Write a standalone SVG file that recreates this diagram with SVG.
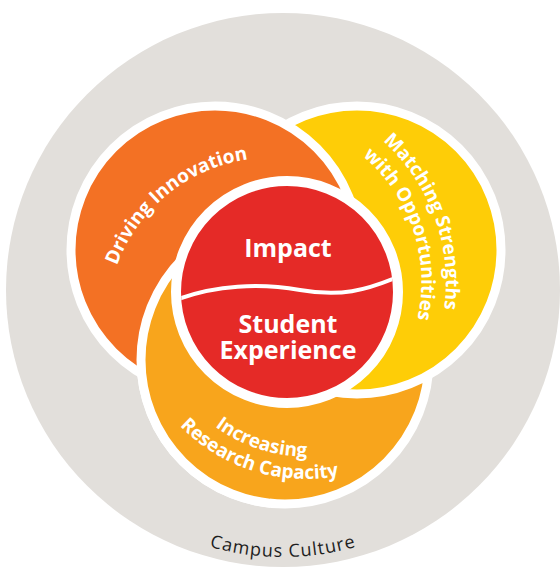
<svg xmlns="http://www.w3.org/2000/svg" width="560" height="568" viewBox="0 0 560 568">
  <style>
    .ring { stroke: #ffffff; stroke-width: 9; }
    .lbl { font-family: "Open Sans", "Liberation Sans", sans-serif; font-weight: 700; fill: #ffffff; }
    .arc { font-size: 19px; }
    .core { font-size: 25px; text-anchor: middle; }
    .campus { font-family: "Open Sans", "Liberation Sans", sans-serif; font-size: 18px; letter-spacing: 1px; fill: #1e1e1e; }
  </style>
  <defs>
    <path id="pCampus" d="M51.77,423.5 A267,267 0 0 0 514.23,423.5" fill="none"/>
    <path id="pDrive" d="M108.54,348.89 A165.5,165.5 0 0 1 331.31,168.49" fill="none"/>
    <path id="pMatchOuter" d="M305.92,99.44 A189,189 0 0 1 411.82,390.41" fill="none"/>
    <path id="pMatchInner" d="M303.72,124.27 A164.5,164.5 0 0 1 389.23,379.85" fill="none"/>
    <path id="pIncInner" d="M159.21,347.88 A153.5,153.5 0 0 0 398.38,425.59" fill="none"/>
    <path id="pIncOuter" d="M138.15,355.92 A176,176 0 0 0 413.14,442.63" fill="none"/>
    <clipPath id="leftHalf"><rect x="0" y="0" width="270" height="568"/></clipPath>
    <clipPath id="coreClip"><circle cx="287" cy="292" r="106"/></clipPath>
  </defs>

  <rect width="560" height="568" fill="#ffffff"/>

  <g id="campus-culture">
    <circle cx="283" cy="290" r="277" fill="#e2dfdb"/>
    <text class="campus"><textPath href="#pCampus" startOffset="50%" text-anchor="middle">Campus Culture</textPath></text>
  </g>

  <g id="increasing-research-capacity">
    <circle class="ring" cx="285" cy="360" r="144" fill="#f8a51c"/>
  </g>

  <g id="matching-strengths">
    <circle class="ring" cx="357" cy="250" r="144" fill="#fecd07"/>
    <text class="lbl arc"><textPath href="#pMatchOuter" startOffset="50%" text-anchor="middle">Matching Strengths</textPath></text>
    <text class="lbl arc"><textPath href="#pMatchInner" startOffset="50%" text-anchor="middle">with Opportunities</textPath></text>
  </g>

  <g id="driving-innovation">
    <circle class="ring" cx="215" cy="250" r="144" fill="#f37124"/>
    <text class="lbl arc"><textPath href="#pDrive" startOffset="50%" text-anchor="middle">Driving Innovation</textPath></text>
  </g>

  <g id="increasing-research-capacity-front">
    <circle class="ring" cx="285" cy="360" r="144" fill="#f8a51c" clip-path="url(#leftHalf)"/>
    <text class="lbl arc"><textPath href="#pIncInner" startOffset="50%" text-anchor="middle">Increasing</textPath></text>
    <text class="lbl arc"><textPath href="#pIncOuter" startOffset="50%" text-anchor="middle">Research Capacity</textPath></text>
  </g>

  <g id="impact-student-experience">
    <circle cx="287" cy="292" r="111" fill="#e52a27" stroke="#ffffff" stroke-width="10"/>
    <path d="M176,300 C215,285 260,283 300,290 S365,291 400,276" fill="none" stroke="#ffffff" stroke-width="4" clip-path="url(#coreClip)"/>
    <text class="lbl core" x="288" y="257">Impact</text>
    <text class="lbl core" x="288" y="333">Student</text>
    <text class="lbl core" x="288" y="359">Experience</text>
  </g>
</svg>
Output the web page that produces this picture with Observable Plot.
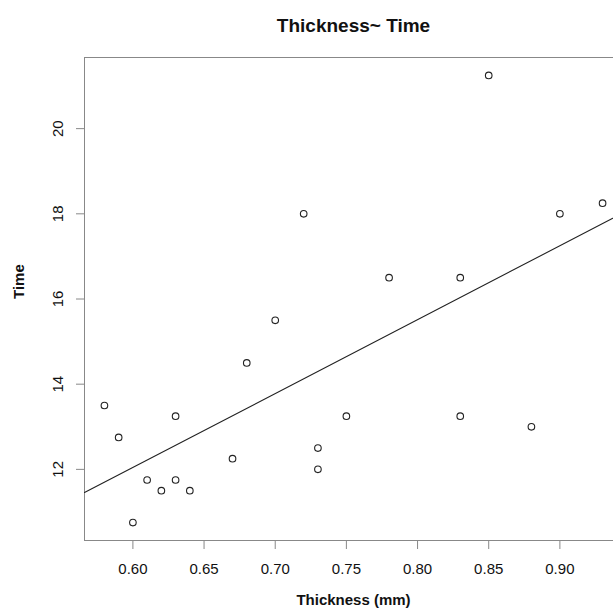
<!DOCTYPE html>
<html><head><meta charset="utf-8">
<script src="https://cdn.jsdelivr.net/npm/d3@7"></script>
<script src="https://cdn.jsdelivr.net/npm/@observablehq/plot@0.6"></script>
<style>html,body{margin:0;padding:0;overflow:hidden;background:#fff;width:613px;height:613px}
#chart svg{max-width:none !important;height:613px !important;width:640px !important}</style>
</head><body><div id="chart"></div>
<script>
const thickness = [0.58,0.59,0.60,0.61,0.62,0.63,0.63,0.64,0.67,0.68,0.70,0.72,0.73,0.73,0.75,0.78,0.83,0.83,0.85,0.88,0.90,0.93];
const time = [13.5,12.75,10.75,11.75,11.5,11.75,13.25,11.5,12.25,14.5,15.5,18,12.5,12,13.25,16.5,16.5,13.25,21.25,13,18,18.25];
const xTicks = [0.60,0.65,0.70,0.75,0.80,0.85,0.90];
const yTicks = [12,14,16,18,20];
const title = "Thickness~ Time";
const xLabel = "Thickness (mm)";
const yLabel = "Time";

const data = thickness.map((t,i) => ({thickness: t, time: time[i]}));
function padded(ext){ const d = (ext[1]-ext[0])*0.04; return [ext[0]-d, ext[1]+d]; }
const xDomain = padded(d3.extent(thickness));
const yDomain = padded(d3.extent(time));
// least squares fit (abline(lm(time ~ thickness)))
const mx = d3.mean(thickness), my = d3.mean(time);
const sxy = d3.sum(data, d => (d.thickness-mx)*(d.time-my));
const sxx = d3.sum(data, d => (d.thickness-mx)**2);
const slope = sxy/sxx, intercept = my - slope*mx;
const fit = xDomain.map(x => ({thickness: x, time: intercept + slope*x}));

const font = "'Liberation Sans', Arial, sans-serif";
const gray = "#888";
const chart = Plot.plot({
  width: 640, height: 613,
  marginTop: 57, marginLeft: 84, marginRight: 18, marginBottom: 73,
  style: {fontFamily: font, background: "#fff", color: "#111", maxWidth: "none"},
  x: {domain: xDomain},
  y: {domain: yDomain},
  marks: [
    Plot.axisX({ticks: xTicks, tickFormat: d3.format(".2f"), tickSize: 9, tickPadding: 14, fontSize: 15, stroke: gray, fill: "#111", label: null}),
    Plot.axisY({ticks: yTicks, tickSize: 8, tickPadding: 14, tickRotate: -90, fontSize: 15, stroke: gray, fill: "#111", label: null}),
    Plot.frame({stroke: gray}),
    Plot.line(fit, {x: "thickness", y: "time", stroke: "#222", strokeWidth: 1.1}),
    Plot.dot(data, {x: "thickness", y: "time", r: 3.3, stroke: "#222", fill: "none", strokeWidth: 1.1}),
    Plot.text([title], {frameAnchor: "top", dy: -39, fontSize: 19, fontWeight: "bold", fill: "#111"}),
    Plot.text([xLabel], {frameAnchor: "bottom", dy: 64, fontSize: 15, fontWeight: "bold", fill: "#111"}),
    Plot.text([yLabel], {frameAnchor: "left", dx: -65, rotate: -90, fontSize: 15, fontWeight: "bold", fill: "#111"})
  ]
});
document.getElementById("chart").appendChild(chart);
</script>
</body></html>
━━━━━━━━━━
WRITTEN TASK: Pictures stay out; reproduce every line of the records exactly.

TASK ANSWER:
Write a standalone SVG file that recreates this diagram with SVG.
<svg xmlns="http://www.w3.org/2000/svg" width="560" height="568" viewBox="0 0 560 568">
  <style>
    .ring { stroke: #ffffff; stroke-width: 9; }
    .lbl { font-family: "Open Sans", "Liberation Sans", sans-serif; font-weight: 700; fill: #ffffff; }
    .arc { font-size: 19px; }
    .core { font-size: 25px; text-anchor: middle; }
    .campus { font-family: "Open Sans", "Liberation Sans", sans-serif; font-size: 18px; letter-spacing: 1px; fill: #1e1e1e; }
  </style>
  <defs>
    <path id="pCampus" d="M51.77,423.5 A267,267 0 0 0 514.23,423.5" fill="none"/>
    <path id="pDrive" d="M108.54,348.89 A165.5,165.5 0 0 1 331.31,168.49" fill="none"/>
    <path id="pMatchOuter" d="M305.92,99.44 A189,189 0 0 1 411.82,390.41" fill="none"/>
    <path id="pMatchInner" d="M303.72,124.27 A164.5,164.5 0 0 1 389.23,379.85" fill="none"/>
    <path id="pIncInner" d="M159.21,347.88 A153.5,153.5 0 0 0 398.38,425.59" fill="none"/>
    <path id="pIncOuter" d="M138.15,355.92 A176,176 0 0 0 413.14,442.63" fill="none"/>
    <clipPath id="leftHalf"><rect x="0" y="0" width="270" height="568"/></clipPath>
    <clipPath id="coreClip"><circle cx="287" cy="292" r="106"/></clipPath>
  </defs>

  <rect width="560" height="568" fill="#ffffff"/>

  <g id="campus-culture">
    <circle cx="283" cy="290" r="277" fill="#e2dfdb"/>
    <text class="campus"><textPath href="#pCampus" startOffset="50%" text-anchor="middle">Campus Culture</textPath></text>
  </g>

  <g id="increasing-research-capacity">
    <circle class="ring" cx="285" cy="360" r="144" fill="#f8a51c"/>
  </g>

  <g id="matching-strengths">
    <circle class="ring" cx="357" cy="250" r="144" fill="#fecd07"/>
    <text class="lbl arc"><textPath href="#pMatchOuter" startOffset="50%" text-anchor="middle">Matching Strengths</textPath></text>
    <text class="lbl arc"><textPath href="#pMatchInner" startOffset="50%" text-anchor="middle">with Opportunities</textPath></text>
  </g>

  <g id="driving-innovation">
    <circle class="ring" cx="215" cy="250" r="144" fill="#f37124"/>
    <text class="lbl arc"><textPath href="#pDrive" startOffset="50%" text-anchor="middle">Driving Innovation</textPath></text>
  </g>

  <g id="increasing-research-capacity-front">
    <circle class="ring" cx="285" cy="360" r="144" fill="#f8a51c" clip-path="url(#leftHalf)"/>
    <text class="lbl arc"><textPath href="#pIncInner" startOffset="50%" text-anchor="middle">Increasing</textPath></text>
    <text class="lbl arc"><textPath href="#pIncOuter" startOffset="50%" text-anchor="middle">Research Capacity</textPath></text>
  </g>

  <g id="impact-student-experience">
    <circle cx="287" cy="292" r="111" fill="#e52a27" stroke="#ffffff" stroke-width="10"/>
    <path d="M176,300 C215,285 260,283 300,290 S365,291 400,276" fill="none" stroke="#ffffff" stroke-width="4" clip-path="url(#coreClip)"/>
    <text class="lbl core" x="288" y="257">Impact</text>
    <text class="lbl core" x="288" y="333">Student</text>
    <text class="lbl core" x="288" y="359">Experience</text>
  </g>
</svg>
Output the web page that produces this picture with Observable Plot.
<!DOCTYPE html>
<html><head><meta charset="utf-8">
<script src="https://cdn.jsdelivr.net/npm/d3@7"></script>
<script src="https://cdn.jsdelivr.net/npm/@observablehq/plot@0.6"></script>
<style>html,body{margin:0;padding:0;overflow:hidden;background:#fff;width:613px;height:613px}
#chart svg{max-width:none !important;height:613px !important;width:640px !important}</style>
</head><body><div id="chart"></div>
<script>
const thickness = [0.58,0.59,0.60,0.61,0.62,0.63,0.63,0.64,0.67,0.68,0.70,0.72,0.73,0.73,0.75,0.78,0.83,0.83,0.85,0.88,0.90,0.93];
const time = [13.5,12.75,10.75,11.75,11.5,11.75,13.25,11.5,12.25,14.5,15.5,18,12.5,12,13.25,16.5,16.5,13.25,21.25,13,18,18.25];
const xTicks = [0.60,0.65,0.70,0.75,0.80,0.85,0.90];
const yTicks = [12,14,16,18,20];
const title = "Thickness~ Time";
const xLabel = "Thickness (mm)";
const yLabel = "Time";

const data = thickness.map((t,i) => ({thickness: t, time: time[i]}));
function padded(ext){ const d = (ext[1]-ext[0])*0.04; return [ext[0]-d, ext[1]+d]; }
const xDomain = padded(d3.extent(thickness));
const yDomain = padded(d3.extent(time));
// least squares fit (abline(lm(time ~ thickness)))
const mx = d3.mean(thickness), my = d3.mean(time);
const sxy = d3.sum(data, d => (d.thickness-mx)*(d.time-my));
const sxx = d3.sum(data, d => (d.thickness-mx)**2);
const slope = sxy/sxx, intercept = my - slope*mx;
const fit = xDomain.map(x => ({thickness: x, time: intercept + slope*x}));

const font = "'Liberation Sans', Arial, sans-serif";
const gray = "#888";
const chart = Plot.plot({
  width: 640, height: 613,
  marginTop: 57, marginLeft: 84, marginRight: 18, marginBottom: 73,
  style: {fontFamily: font, background: "#fff", color: "#111", maxWidth: "none"},
  x: {domain: xDomain},
  y: {domain: yDomain},
  marks: [
    Plot.axisX({ticks: xTicks, tickFormat: d3.format(".2f"), tickSize: 9, tickPadding: 14, fontSize: 15, stroke: gray, fill: "#111", label: null}),
    Plot.axisY({ticks: yTicks, tickSize: 8, tickPadding: 14, tickRotate: -90, fontSize: 15, stroke: gray, fill: "#111", label: null}),
    Plot.frame({stroke: gray}),
    Plot.line(fit, {x: "thickness", y: "time", stroke: "#222", strokeWidth: 1.1}),
    Plot.dot(data, {x: "thickness", y: "time", r: 3.3, stroke: "#222", fill: "none", strokeWidth: 1.1}),
    Plot.text([title], {frameAnchor: "top", dy: -39, fontSize: 19, fontWeight: "bold", fill: "#111"}),
    Plot.text([xLabel], {frameAnchor: "bottom", dy: 64, fontSize: 15, fontWeight: "bold", fill: "#111"}),
    Plot.text([yLabel], {frameAnchor: "left", dx: -65, rotate: -90, fontSize: 15, fontWeight: "bold", fill: "#111"})
  ]
});
document.getElementById("chart").appendChild(chart);
</script>
</body></html>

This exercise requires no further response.